Le juriste de la LDH rappelle les nombreuses condamnations et recommandations d’instances internationales, comme le CPT (comité antitorture du Conseil de l’Europe) ou le CAT (son équivalent onusien), concernant le défaut de contrôle dans des dossiers impliquant des policiers. Exemple : nombre de policiers ne portent pas de plaquette identificatrice, comme la loi les y oblige. Difficile, dans ces conditions, de savoir contre qui porter plainte en cas de bavure. Autre exemple : les cellules de commissariat (y compris dans les aéroports) ne peuvent être inspectées par le CPT. La Belgique a signé le protocole additionnel en la matière mais ne l’a jamais ratifié. « C’est là que se situe surtout la responsabilité politique, dans le non-suivi des recommandations internationales« , souligne Manuel Lambert. « Quand je porte plainte pour violence policière, je le fais moins contre les policiers eux-mêmes que contre le système qui tolère ces violences », renchérit Me Beauthier.

Dans toute institution « militarisée », l’info remonte jusqu’au principal responsable. Pourquoi pas ici ?

La Ligue a aussi écrit au ministre de l’Intérieur, Pieter De Crem (CD&V), pour attirer son attention sur les risques de la technique du décubitus ventral (plaquage au sol sur le ventre, souvent associé à une compression du thorax), rendue tristement célèbre par la mort de George Floyd aux Etats-Unis. Une technique largement utilisée, bien que décriée. Sans base légale, juste tolérée, elle pourrait faire l’objet d’un examen juridique et politique attentif, comme pour la technique, finalement interdite, du coussin dans l’affaire Semira Adamu. Pieter De Crem n’a jusqu’ici pas répondu à la Ligue.

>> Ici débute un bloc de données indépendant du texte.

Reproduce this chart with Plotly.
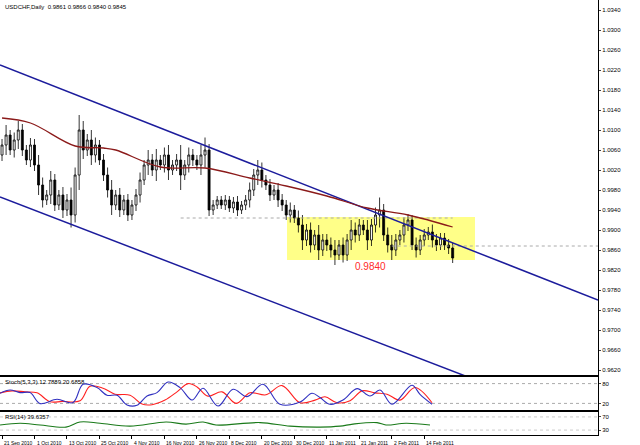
import plotly.graph_objects as go
from plotly.subplots import make_subplots

closes = [1.0070,1.0090,1.0060,1.0080,1.0100,1.0060,1.0040,1.0070,
          1.0030,0.9990,0.9960,0.9970,
          1.0000,0.9950,0.9970,0.9940,0.9960,0.9930,
          1.0010,1.0100,1.0060,
          1.0080,1.0050,1.0070,1.0040,
          1.0010,0.9980,0.9950,0.9970,
          0.9940,0.9960,0.9930,0.9950,0.9970,
          1.0000,1.0030,1.0040,1.0020,
          1.0040,1.0030,1.0050,1.0020,1.0030,
          1.0040,1.0010,1.0030,1.0050,1.0040,
          1.0030,1.0050,1.0060,
          0.9940,0.9950,0.9960,
          0.9950,0.9960,0.9944,0.9956,0.9940,0.9950,0.9960,
          0.9980,1.0010,1.0020,1.0000,
          0.9990,0.9970,0.9980,0.9960,
          0.9950,0.9930,0.9940,0.9924,
          0.9910,0.9880,0.9900,0.9870,0.9890,0.9860,0.9880,
          0.9870,0.9860,0.9850,0.9870,0.9850,0.9880,0.9900,
          0.9890,0.9910,0.9900,0.9880,0.9910,0.9930,0.9940,
          0.9890,0.9870,0.9860,0.9880,
          0.9890,0.9910,0.9920,0.9870,0.9860,0.9880,
          0.9890,0.9896,0.9880,0.9870,0.9884,0.9870,0.9864,0.9844]
first_open = 1.0050
wicks = [0.0012,0.0020,0.0010,0.0015,0.0018,0.0012,0.0010,0.0014,
         0.0012,0.0020,0.0015,0.0010,
         0.0018,0.0012,0.0010,0.0016,0.0012,0.0025,
         0.0015,0.0030,0.0018,
         0.0012,0.0020,0.0015,0.0010,
         0.0012,0.0015,0.0020,0.0010,
         0.0014,0.0010,0.0012,0.0010,0.0012,
         0.0015,0.0010,0.0020,0.0012,
         0.0022,0.0010,0.0015,0.0020,0.0010,
         0.0012,0.0030,0.0010,0.0015,0.0012,
         0.0010,0.0020,0.0025,
         0.0012,0.0010,0.0008,
         0.0008,0.0010,0.0008,0.0010,0.0012,0.0008,0.0010,
         0.0015,0.0012,0.0020,0.0015,
         0.0010,0.0012,0.0010,0.0014,
         0.0012,0.0010,0.0015,0.0010,
         0.0015,0.0020,0.0012,0.0015,0.0010,0.0020,0.0012,
         0.0012,0.0015,0.0020,0.0010,0.0015,0.0012,0.0020,
         0.0015,0.0012,0.0010,0.0020,0.0012,0.0015,0.0025,
         0.0012,0.0015,0.0020,0.0012,
         0.0010,0.0015,0.0012,0.0010,0.0015,0.0010,
         0.0012,0.0010,0.0015,0.0012,0.0010,0.0010,0.0012,0.0010]

ma_idx = [0,7,18,25,28,39,50,61,70,80,90,100,111]
ma_val = [1.0124,1.0114,1.0068,1.0064,1.0060,1.0026,1.0024,1.0004,0.9988,0.9968,0.9944,0.9930,0.9906]

upper_x = [-0.5, 146.8]; upper_y = [1.0230, 0.9760]
lower_x = [-0.5, 146.8]; lower_y = [0.9966, 0.9506]

stk_px = [0,10,20,30,40,57,73,83,97,107,117,127,137,147,157,168,180,192,203,218,233,247,263,280,300,312,320,
          330,343,357,370,380,392,412,420,432]
stk_val = [50.6,60.6,52.7,52.7,19.4,32.4,22.4,77.9,67.9,44.5,44.5,15.2,14.2,42.4,52.7,84.8,67.9,30.3,65.8,12.1,62.7,40.6,77.9,17.3,24.2,50.6,37.6,
           17.3,30.3,64.8,42.4,60.6,17.3,74.8,47.6,17.3]
std_px = [0,12,25,37,50,62,80,90,103,115,130,142,152,165,177,188,197,208,222,236,250,266,282,300,315,325,
          337,350,362,375,387,400,415,432]
std_val = [52,58,55,52,25,26,28,72,66,48,45,18,16,30,55,80,70,42,55,20,52,46,74,22,30,40,
           22,28,58,52,48,30,68,22]
rsi_px = [0,20,40,66,80,100,130,166,186,203,216,260,290,320,340,353,377,386,406,430]
rsi_v = [45.4,50.9,45.4,39.1,54.6,50.9,41.9,54.6,48.2,54.6,45.4,52.8,41.9,39.1,41.9,48.2,52.8,45.4,50.9,45.4]

date_idx = [0,8,16,24,32,40,48,56,64,72,80,88,96,104]
date_lbl = ["21 Sep 2010","1 Oct 2010","13 Oct 2010","25 Oct 2010","4 Nov 2010","16 Nov 2010",
            "26 Nov 2010","8 Dec 2010","20 Dec 2010","30 Dec 2010","11 Jan 2011","21 Jan 2011",
            "2 Feb 2011","14 Feb 2011"]

opens = [first_open] + closes[:-1]
highs = [max(o, c) + w for o, c, w in zip(opens, closes, wicks)]
lows = [min(o, c) - w for o, c, w in zip(opens, closes, wicks)]
idx = list(range(len(closes)))

def px_to_idx(xs):
    return [(x - 2) / 4.06 for x in xs]

fig = make_subplots(rows=3, cols=1, shared_xaxes=True)
fig.add_shape(type="rect", x0=70.2, x1=116.5, y0=0.9840, y1=0.9926, fillcolor="#ffff88",
              line=dict(width=0), layer="below", row=1, col=1)
fig.add_trace(go.Scatter(x=[44, 111], y=[0.9924, 0.9924], mode="lines",
                         line=dict(color="#aaaaaa", width=1, dash="dot")), row=1, col=1)
fig.add_trace(go.Scatter(x=[96, 146.8], y=[0.9868, 0.9868], mode="lines",
                         line=dict(color="#aaaaaa", width=1, dash="dot")), row=1, col=1)
fig.add_trace(go.Scatter(x=upper_x, y=upper_y, mode="lines", line=dict(color="#1c1c9c", width=1.5)), row=1, col=1)
fig.add_trace(go.Scatter(x=lower_x, y=lower_y, mode="lines", line=dict(color="#1c1c9c", width=1.5)), row=1, col=1)
fig.add_trace(go.Candlestick(x=idx, open=opens, high=highs, low=lows, close=closes,
                             increasing=dict(fillcolor="white", line=dict(color="black", width=0.8)),
                             decreasing=dict(fillcolor="black", line=dict(color="black", width=0.8)),
                             whiskerwidth=0), row=1, col=1)
fig.add_trace(go.Scatter(x=ma_idx, y=ma_val, mode="lines", line=dict(color="#8b1a1a", width=1.3, shape="spline")), row=1, col=1)
fig.add_annotation(x=90.7, y=0.9828, text="0.9840", showarrow=False, font=dict(color="#ff2a2a", size=10),
                   row=1, col=1)

for lv in (80, 20):
    fig.add_trace(go.Scatter(x=[-0.5, 146.8], y=[lv, lv], mode="lines",
                             line=dict(color="#aaaaaa", width=1, dash="dot")), row=2, col=1)
fig.add_trace(go.Scatter(x=px_to_idx(std_px), y=std_val, mode="lines",
                         line=dict(color="#ff2020", width=1.1, shape="spline")), row=2, col=1)
fig.add_trace(go.Scatter(x=px_to_idx(stk_px), y=stk_val, mode="lines",
                         line=dict(color="#3030c0", width=1.1, shape="spline")), row=2, col=1)
for lv in (70, 30):
    fig.add_trace(go.Scatter(x=[-0.5, 146.8], y=[lv, lv], mode="lines",
                             line=dict(color="#cccccc", width=1, dash="dot")), row=3, col=1)
fig.add_trace(go.Scatter(x=px_to_idx(rsi_px), y=rsi_v, mode="lines",
                         line=dict(color="#1a7a1a", width=1.1, shape="spline")), row=3, col=1)

ax = dict(showgrid=False, zeroline=False, showline=True, linecolor="black", linewidth=1, mirror=True,
          range=[-0.5, 146.8])
fig.update_xaxes(**ax, rangeslider_visible=False, showticklabels=False, ticks="")
fig.update_xaxes(tickmode="array", tickvals=date_idx, ticks="outside", ticklen=3, tickcolor="black",
                 row=3, col=1)
for di, dl in zip(date_idx, date_lbl):
    fig.add_annotation(x=di, xref="x3", y=0, yref="paper", yshift=-3, xanchor="left", yanchor="top",
                       text=dl, showarrow=False, font=dict(size=5, color="black"))
yax = dict(showgrid=False, zeroline=False, showline=True, linecolor="black", linewidth=1, mirror=True,
           side="right", ticks="outside", ticklen=2, tickfont=dict(size=6, color="black"))
fig.update_yaxes(**yax, range=[0.961, 1.036], tickmode="array",
                 tickvals=[1.034 - 0.004 * k for k in range(19)],
                 tickformat=".4f", row=1, col=1)
fig.update_yaxes(**yax, range=[0, 100], tickvals=[20, 80], row=2, col=1)
fig.update_yaxes(**yax, range=[15, 85], tickvals=[30, 70], row=3, col=1)
H = 435.0
fig.update_layout(yaxis=dict(domain=[(H - 375) / H, 1]),
                  yaxis2=dict(domain=[(H - 410) / H, (H - 377) / H]),
                  yaxis3=dict(domain=[0, (H - 412) / H]))
fig.add_annotation(xref="paper", yref="paper", x=0.005, y=0.995, xanchor="left", yanchor="top",
                   text="USDCHF,Daily  0.9861 0.9866 0.9840 0.9845", showarrow=False,
                   font=dict(size=6, color="black"))
fig.add_annotation(xref="paper", yref="paper", x=0.005, y=(H - 377) / H, xanchor="left", yanchor="top",
                   text="Stoch(5,3,3) 12.7889 20.6858", showarrow=False, font=dict(size=6, color="black"))
fig.add_annotation(xref="paper", yref="paper", x=0.005, y=(H - 412) / H, xanchor="left", yanchor="top",
                   text="RSI(14) 39.6357", showarrow=False, font=dict(size=6, color="black"))
fig.update_layout(width=640, height=445, margin=dict(l=0, r=42, t=0, b=10), showlegend=False,
                  plot_bgcolor="white", paper_bgcolor="white", font=dict(family="Liberation Sans"))
fig.write_html("out.html", config={"displayModeBar": False},
               post_script="document.body.style.margin='0';document.body.style.overflow='hidden';")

Georges-Henri Beauthier, qui présidait la LDH en 1998, regrette vivement que les autorités ne prennent pas leurs responsabilités dans le dossier Chovanec. « Il est indispensable de tirer les leçons de ce drame, à tous niveaux, police, parquet, médecin… Mais si chacun renvoie la balle à l’autre, ce sera impossible. Après Semira Adamu, il y a eu un sursaut temporaire, mais, aujourd’hui, la situation est pire qu’il y a vingt ans. Le fossé se creuse de plus en plus entre citoyens et forces de l’ordre et la crise sanitaire ne fait qu’attiser les choses. » Voulant agir à son niveau, l’avocat s’est engagé dans un groupe de discussion entre jeunes de quartier et policiers, à Molenbeek.